Ein weiterer Brennpunkt liegt an der Grenze bei Al Radoum, Kafia Gahnji und Hufreit Al Nihass. Hier wird es wie in Abyei Spannungen wegen Bodenschätzen (u.a. Uran) geben. Dies muss von Friedensorganisationen und Menschenrechtsaktivisten ebenfalls im Auge behalten werden. Die sudanesische Erfahrung zeigt bereits, wie viele Gemeinschaften wegen Öl von ihrem Land vertrieben wurden.

Red.: Was müsste in Ihren Augen passieren, um die Konflikte in Darfur nachhaltig zu lösen? Welche Rolle sollte die internationale Gemeinschaft spielen?

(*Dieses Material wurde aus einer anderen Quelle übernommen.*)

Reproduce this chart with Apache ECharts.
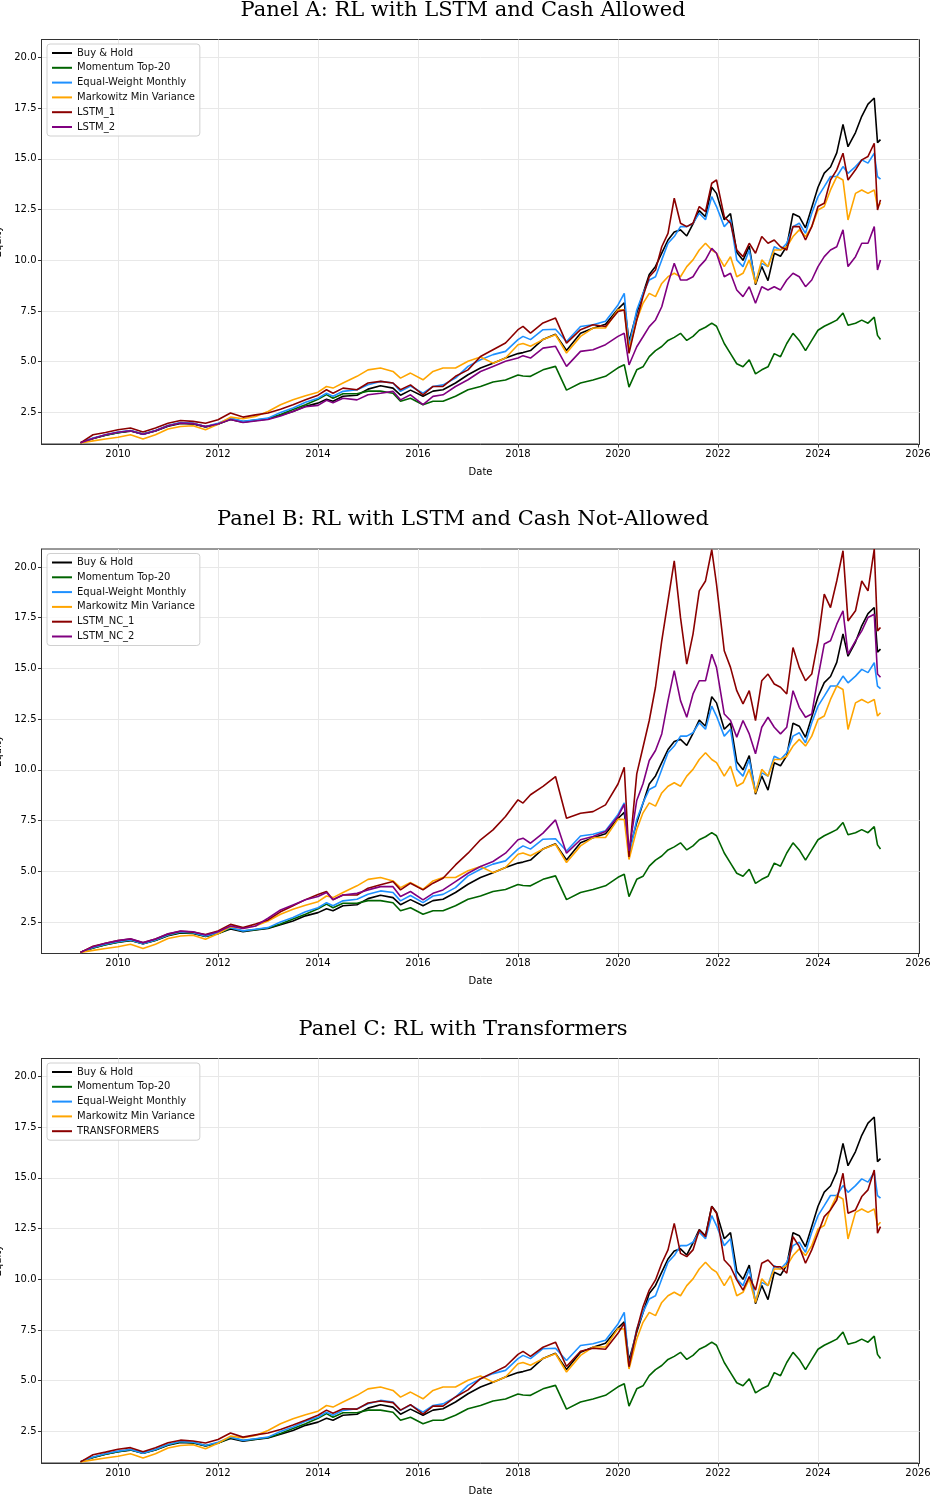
<!DOCTYPE html>
<html><head><meta charset="utf-8">
<script src="https://cdn.jsdelivr.net/npm/echarts@6/dist/echarts.min.js"></script>
<style>html,body{margin:0;padding:0;background:#fff}#c{width:938px;height:1502px}</style>
</head><body><div id="c"></div>
<script>
const dates = [2009.25,2009.5,2009.75,2010.0,2010.25,2010.5,2010.75,2011.0,2011.25,2011.5,
 2011.75,2012.0,2012.25,2012.5,2012.75,2013.0,2013.25,2013.5,2013.75,2014.0,
 2014.17,2014.3,2014.5,2014.78,2015.0,2015.25,2015.5,2015.65,2015.85,2016.1,
 2016.3,2016.5,2016.75,2017.0,2017.25,2017.5,2017.75,2018.0,2018.1,2018.25,
 2018.5,2018.75,2018.97,2019.25,2019.5,2019.75,2020.0,2020.125,2020.22,2020.375,
 2020.5,2020.625,2020.75,2020.875,2021.0,2021.125,2021.25,2021.375,2021.5,2021.625,
 2021.75,2021.875,2021.97,2022.125,2022.25,2022.375,2022.5,2022.625,2022.75,2022.875,
 2023.0,2023.125,2023.25,2023.375,2023.5,2023.625,2023.75,2023.875,2024.0,2024.125,
 2024.25,2024.375,2024.5,2024.6,2024.75,2024.875,2025.0,2025.125,2025.19,2025.25];

const buyHold = [1.0,1.22,1.38,1.5,1.58,1.42,1.58,1.82,1.96,1.93,
 1.78,1.93,2.15,2.02,2.1,2.18,2.36,2.55,2.8,2.96,
 3.15,3.05,3.3,3.35,3.65,3.82,3.7,3.35,3.6,3.3,
 3.55,3.62,3.95,4.36,4.69,4.93,5.18,5.4,5.45,5.55,
 6.1,6.35,5.55,6.4,6.65,6.85,7.6,7.9,6.0,7.4,
 8.35,9.3,9.7,10.35,11.0,11.4,11.5,11.2,11.8,12.45,
 12.15,13.6,13.3,12.0,12.3,10.4,10.0,10.7,8.8,9.7,
 9.0,10.35,10.2,10.7,12.3,12.15,11.6,12.6,13.6,14.3,
 14.6,15.3,16.7,15.6,16.3,17.1,17.7,18.0,15.8,15.95];

const momentum = [1.0,1.22,1.38,1.5,1.6,1.43,1.6,1.84,1.98,1.95,
 1.8,1.92,2.2,2.05,2.12,2.2,2.4,2.65,2.88,3.15,
 3.38,3.2,3.42,3.42,3.55,3.55,3.45,3.05,3.2,2.88,
 3.05,3.05,3.3,3.62,3.78,4.0,4.1,4.35,4.3,4.28,
 4.6,4.77,3.6,3.95,4.1,4.28,4.7,4.85,3.75,4.6,
 4.75,5.25,5.55,5.75,6.05,6.2,6.4,6.05,6.25,6.55,
 6.7,6.9,6.75,5.9,5.4,4.9,4.75,5.1,4.4,4.6,
 4.75,5.4,5.25,5.9,6.4,6.05,5.55,6.05,6.55,6.75,
 6.9,7.05,7.4,6.8,6.9,7.05,6.9,7.2,6.3,6.1];

const equalWeight = [1.0,1.24,1.4,1.53,1.61,1.43,1.61,1.86,2.0,1.97,
 1.81,1.97,2.22,2.06,2.14,2.22,2.5,2.72,3.0,3.2,
 3.45,3.3,3.54,3.62,3.86,4.03,3.95,3.54,3.8,3.45,
 3.78,3.86,4.19,4.77,5.1,5.35,5.51,6.09,6.25,6.09,
 6.58,6.6,6.0,6.74,6.82,7.0,7.8,8.37,5.74,7.55,
 8.37,9.03,9.19,10.02,10.84,11.17,11.66,11.66,11.83,12.32,
 12.0,13.14,12.65,11.66,12.0,10.02,9.69,10.51,8.9,9.85,
 9.69,10.67,10.51,10.84,11.66,11.83,11.33,12.32,13.14,13.63,
 14.13,14.13,14.62,14.29,14.62,14.95,14.79,15.28,14.13,14.0];

const markowitz = [1.0,1.1,1.19,1.28,1.4,1.19,1.4,1.68,1.81,1.84,
 1.65,1.92,2.27,2.19,2.3,2.55,2.88,3.12,3.32,3.5,
 3.78,3.7,3.95,4.28,4.6,4.69,4.52,4.19,4.44,4.11,
 4.52,4.69,4.69,5.02,5.23,4.93,5.18,5.84,5.9,5.76,
 6.09,6.33,5.43,6.25,6.66,6.66,7.57,7.55,5.58,7.06,
 7.88,8.37,8.21,8.86,9.19,9.36,9.19,9.69,10.02,10.51,
 10.84,10.51,10.35,9.69,10.18,9.19,9.36,10.02,8.86,10.02,
 9.69,10.51,10.51,10.67,11.17,11.5,11.17,11.66,12.48,12.65,
 13.47,14.13,13.96,11.99,13.3,13.47,13.3,13.47,12.65,12.81];

const lstm1 = [1.0,1.4,1.51,1.65,1.73,1.53,1.73,1.97,2.1,2.06,
 1.97,2.14,2.47,2.27,2.38,2.47,2.66,2.88,3.12,3.35,
 3.62,3.45,3.7,3.62,3.95,4.03,3.95,3.62,3.86,3.37,
 3.78,3.78,4.28,4.6,5.26,5.59,5.92,6.58,6.74,6.41,
 6.91,7.15,5.92,6.58,6.82,6.74,7.48,7.55,5.41,7.06,
 8.21,9.19,9.52,10.67,11.33,13.06,11.83,11.66,11.83,12.65,
 12.4,13.8,13.96,12.15,11.83,10.51,10.18,10.84,10.35,11.17,
 10.84,11.0,10.67,10.51,11.66,11.66,11.0,11.66,12.65,12.81,
 13.96,14.46,15.28,13.96,14.46,14.95,15.12,15.77,12.48,12.98];

const lstm2 = [1.0,1.22,1.4,1.52,1.6,1.42,1.6,1.84,1.98,1.95,
 1.8,1.93,2.15,2.0,2.08,2.15,2.32,2.55,2.78,2.85,
 3.1,2.98,3.2,3.12,3.37,3.45,3.54,3.12,3.37,2.88,
 3.29,3.37,3.78,4.11,4.52,4.77,5.02,5.18,5.3,5.18,
 5.67,5.76,4.77,5.51,5.59,5.84,6.25,6.4,4.84,5.74,
 6.23,6.73,7.06,7.71,8.86,9.85,9.03,9.03,9.19,9.69,
 10.02,10.59,10.35,9.19,9.36,8.54,8.21,8.7,7.88,8.7,
 8.54,8.7,8.54,9.03,9.36,9.19,8.7,9.03,9.69,10.18,
 10.51,10.67,11.5,9.69,10.18,10.84,10.84,11.66,9.52,10.02];

const lstmNc1 = [1.0,1.3,1.45,1.58,1.66,1.47,1.66,1.9,2.04,2.0,
 1.88,2.05,2.38,2.22,2.4,2.6,3.0,3.3,3.6,3.85,
 4.0,3.6,3.83,3.83,4.16,4.33,4.49,4.08,4.41,4.08,
 4.41,4.65,5.31,5.89,6.55,7.04,7.7,8.52,8.36,8.77,
 9.18,9.67,7.61,7.86,7.94,8.27,9.3,10.13,5.7,9.8,
 11.11,12.43,14.07,16.36,18.33,20.3,17.5,15.21,16.69,18.82,
 19.31,20.85,19.15,15.87,15.05,13.9,13.25,13.9,12.43,14.39,
 14.72,14.23,14.07,13.74,16.03,15.05,14.39,14.72,16.36,18.66,
 18.0,19.31,20.8,17.34,17.84,19.31,18.82,20.88,16.85,17.02];

const lstmNc2 = [1.0,1.28,1.45,1.58,1.67,1.48,1.66,1.92,2.05,2.02,
 1.86,2.02,2.3,2.18,2.3,2.68,3.09,3.34,3.59,3.75,
 3.95,3.59,3.83,3.91,4.08,4.24,4.24,3.75,4.0,3.59,
 3.91,4.08,4.49,4.9,5.23,5.48,5.89,6.55,6.63,6.38,
 6.88,7.53,5.89,6.55,6.71,6.96,7.7,8.3,6.0,8.49,
 9.31,10.46,10.95,11.77,13.41,14.89,13.41,12.59,13.74,14.39,
 14.39,15.7,15.05,12.75,12.43,11.61,12.43,11.77,10.79,12.1,
 12.59,12.1,11.77,12.1,13.9,13.08,12.59,12.75,14.56,16.2,
 16.36,17.18,17.84,15.7,16.36,16.85,17.51,17.67,14.72,14.56];

const transformers = [1.0,1.35,1.48,1.62,1.7,1.5,1.7,1.94,2.07,2.03,
 1.93,2.1,2.42,2.22,2.33,2.42,2.6,2.82,3.05,3.3,
 3.55,3.4,3.62,3.6,3.9,4.0,3.92,3.55,3.82,3.35,
 3.75,3.75,4.2,4.55,5.1,5.4,5.7,6.3,6.45,6.2,
 6.65,6.9,5.7,6.45,6.6,6.55,7.34,7.83,5.69,7.5,
 8.65,9.47,9.97,10.79,11.45,12.76,11.28,11.12,11.45,12.43,
 12.1,13.59,13.26,10.95,10.62,9.97,9.47,10.13,9.47,10.79,
 10.95,10.62,10.62,10.3,12.1,11.61,10.79,11.45,12.27,13.09,
 13.42,13.91,15.23,13.26,13.42,14.08,14.41,15.39,12.27,12.6];

const xTicks = [2010,2012,2014,2016,2018,2020,2022,2024,2026];
const yTicks = [2.5,5.0,7.5,10.0,12.5,15.0,17.5,20.0];
const panelTitles = ['Panel A: RL with LSTM and Cash Allowed','Panel B: RL with LSTM and Cash Not-Allowed','Panel C: RL with Transformers'];

const baseSeries = [
  ['Buy & Hold', buyHold, '#000000'],
  ['Momentum Top-20', momentum, '#006400'],
  ['Equal-Weight Monthly', equalWeight, '#1e90ff'],
  ['Markowitz Min Variance', markowitz, '#ffa500']
];
const panelSeries = [
  baseSeries.concat([['LSTM_1', lstm1, '#8b0000'], ['LSTM_2', lstm2, '#800080']]),
  baseSeries.concat([['LSTM_NC_1', lstmNc1, '#8b0000'], ['LSTM_NC_2', lstmNc2, '#800080']]),
  baseSeries.concat([['TRANSFORMERS', transformers, '#8b0000']])
];

const font = 'DejaVu Sans';
const step = 509.5;
const option = {animation:false, backgroundColor:'#fff', title:[], grid:[], xAxis:[], yAxis:[], legend:[], series:[]};
panelSeries.forEach((list, i) => {
  const off = i * step;
  option.title.push({text: panelTitles[i], left: 463, top: off, textAlign: 'center', padding: 0,
    textStyle: {fontFamily: 'DejaVu Serif', fontWeight: 'normal', fontSize: 21, color: '#000'}});
  option.grid.push({left: 41.5, top: 39.5 + off, width: 878, height: 404.5, show: true,
    outerBoundsMode: 'none', containLabel: false,
    borderColor: '#333', borderWidth: 1, backgroundColor: 'transparent'});
  option.xAxis.push({type: 'value', gridIndex: i, min: 2008.47, max: 2026.03,
    name: 'Date', nameLocation: 'middle', nameGap: 23,
    nameTextStyle: {fontFamily: font, fontSize: 10, color: '#000'},
    axisLine: {show: true, lineStyle: {color: '#333'}},
    axisTick: {show: true, customValues: xTicks, length: 3.5, lineStyle: {color: '#333'}},
    axisLabel: {customValues: xTicks, formatter: v => String(v), fontFamily: font, fontSize: 10, color: '#000', margin: 5},
    splitLine: {show: true, lineStyle: {color: '#e8e8e8', width: 1}}});
  option.yAxis.push({type: 'value', gridIndex: i, min: 0.944, max: 20.886,
    name: 'Equity', nameLocation: 'middle', nameGap: 33,
    nameTextStyle: {fontFamily: font, fontSize: 10, color: '#000'},
    axisLine: {show: true, lineStyle: {color: '#333'}},
    axisTick: {show: true, customValues: yTicks, length: 3.5, lineStyle: {color: '#333'}},
    axisLabel: {customValues: yTicks, formatter: v => v.toFixed(1), fontFamily: font, fontSize: 10, color: '#000', margin: 5},
    splitLine: {show: true, lineStyle: {color: '#e8e8e8', width: 1}}});
  option.legend.push({orient: 'vertical', left: 47, top: 44 + off, icon: 'rect', itemWidth: 20, itemHeight: 2,
    itemGap: 2.8, padding: [3, 5, 3, 5], borderColor: '#d0d0d0', borderWidth: 1, borderRadius: 3,
    backgroundColor: 'rgba(255,255,255,0.8)',
    textStyle: {fontFamily: font, fontSize: 10, color: '#111', lineHeight: 12},
    data: list.map(s => s[0])});
  list.forEach(s => {
    option.series.push({type: 'line', name: s[0], xAxisIndex: i, yAxisIndex: i, showSymbol: false,
      symbol: 'none', color: s[2], lineStyle: {color: s[2], width: 1.6}, silent: true,
      data: dates.map((d, k) => [d, s[1][k]])});
  });
});
const chart = echarts.init(document.getElementById('c'), null, {renderer: 'canvas'});
chart.setOption(option);
</script>
</body></html>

ARA: Es ist viel über das Ende des Konflikts in Darfur geredet worden, so viele Forschungen angestrengt und Konferenzpapiere vorgestellt. Was ich sage, ist wahrscheinlich nicht neu, aber kann als Erinnerung dienen, wie man eine nachhaltige Lösung schaffen könnte. Der Prozess muss auf zwei Ebenen stattfinden. Die eine ist die Beendigung des Kriegs durch ein Abkommen der Konfliktparteien, der Darfur Armed Movements (DAM) und der Regierung des Sudans. Hier kann die internationale Gemeinschaft eine wesentliche Rolle spielen, indem sie starken Druck auf die Regierung ausübt, sich mit Darfur ernsthafter zu befassen. Das Friedensabkommen muss die Rechte Darfurs berücksichtigen und die Menschen, die Verbrechen begangen haben, der Rechtssprechung überantworten. Aber die Rebellenbewegungen müssen auch deutlicher zeigen, dass sie es ernst meinen und Verantworung übernehmen. Wie kann es sein, dass mehr als 18 bewaffnete Bewegungen beanspruchen, die Rechte der Darfurer zu vertreten? Der zweite Teil des Prozesses ist die Umsetzung des Friedens auf lokaler Ebene. Dies erfordert die Auseinandersetzung mit den Ursachen des Konflikts und den Aufbau der Fähigkeiten von zivilgesellschaftlichen Organisationen, damit diese eine effektive Rolle dabei spielen können.

Der Text ist ein Auszug aus einem längeren Interview, das die Redaktion mit Herrn Adam im Sudan führte und aus dem Englischen übersetzt wurde.